Correlation & Refinement: The hybrid features are fed into the standard RAFT correlation operator and iterative update module to refine the flow estimate.
Training Strategy: Since ground-truth flow for real-world degraded videos is unavailable, the model is trained using pseudo ground-truth. High-quality (HQ) frames are processed by a pretrained flow model to generate labels, while the corresponding degraded (LQ) frames serve as input.

3. Key Contributions

New Task Formulation: Defined Degradation-Aware Optical Flow, a task focused on estimating accurate dense correspondences from severely corrupted videos, shifting the focus from mere robustness to accuracy under ambiguity.
Lifting Mechanism: Proposed a novel method to adapt image restoration diffusion models to video by introducing full spatio-temporal attention while preserving independent per-frame spatial latents, avoiding the structural misalignment of standard video diffusion models.
Hybrid Architecture (DA-Flow): Developed a network that fuses diffusion-based structural priors with CNN-based spatial details, demonstrating that diffusion features inherently encode geometric correspondence even under corruption.
State-of-the-Art Performance: Achieved significant improvements over existing methods (RAFT, SEA-RAFT, FlowSeek) on degraded benchmarks.

4. Experimental Results

The model was evaluated on three major benchmarks: Sintel, Spring, and TartanAir, using realistic degradation pipelines (RealBasicVSR).

Quantitative Performance:
- Sintel & Spring: DA-Flow achieved the best End-Point Error (EPE) and outlier rates across all thresholds (1px, 3px, 5px), significantly outperforming the strongest baselines (e.g., reducing EPE on Spring from 2.703 to 2.207).
- TartanAir: While EPE was slightly higher than FlowSeek in some metrics, DA-Flow achieved the lowest outlier rates at all thresholds, indicating superior reliability in handling extreme displacements and noise.
Qualitative Performance: Visual comparisons show that baseline methods fail to recover motion boundaries and produce noisy fields under degradation.

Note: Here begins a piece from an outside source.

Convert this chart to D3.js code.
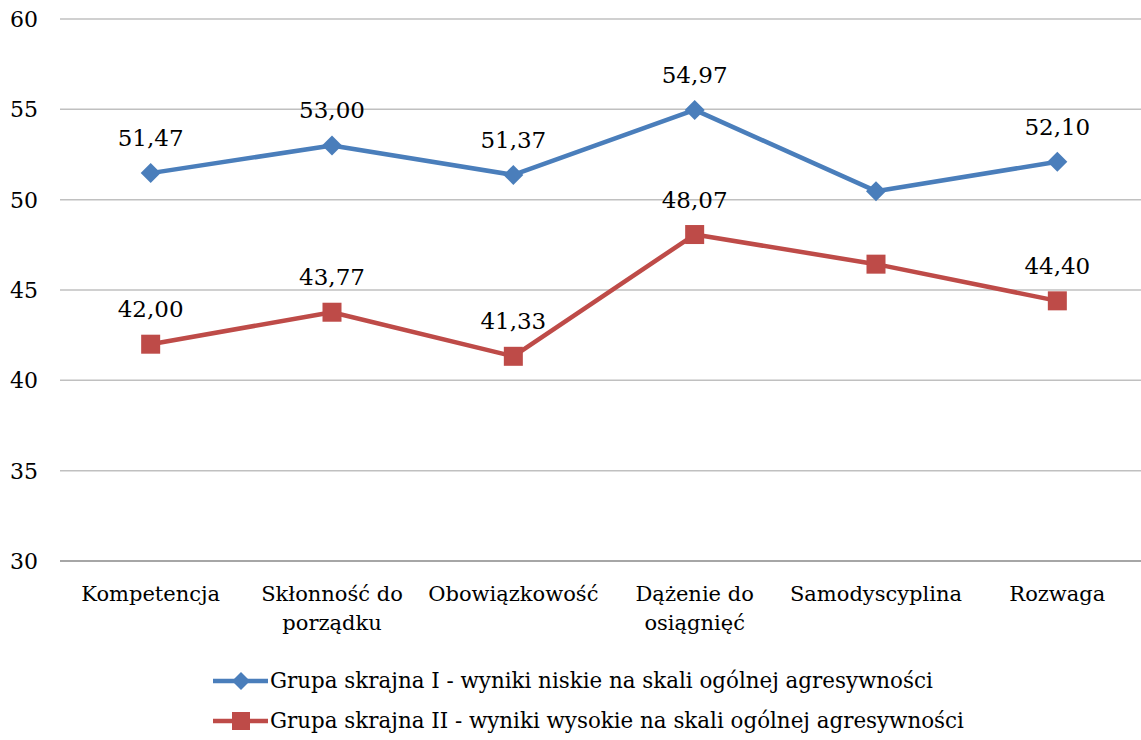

In contrast, DA-Flow recovers sharp, coherent flow fields that closely match ground truth, successfully localizing motion even in heavily blurred or compressed regions.
Ablation Studies:
- Lifting vs. Baseline: The "Lifting" (fine-tuned with spatio-temporal attention) features consistently outperformed the untrained "Baseline" features, proving the necessity of fine-tuning for inter-frame correspondence.
- Feature Stability: DA-Flow features remained stable across different denoising steps, whereas baseline features were highly sensitive to the extraction timestep.

5. Significance

DA-Flow represents a paradigm shift in handling optical flow under adverse conditions. By repurposing image restoration diffusion models as feature extractors, the authors demonstrate that generative priors can effectively "hallucinate" or recover lost structural information necessary for matching. This approach bridges the gap between generative AI and discriminative vision tasks, offering a robust solution for real-world applications where video quality is often compromised (e.g., autonomous driving in bad weather, surveillance with compression artifacts). The work suggests that intermediate representations of diffusion models are a rich, underutilized resource for dense correspondence tasks beyond generation.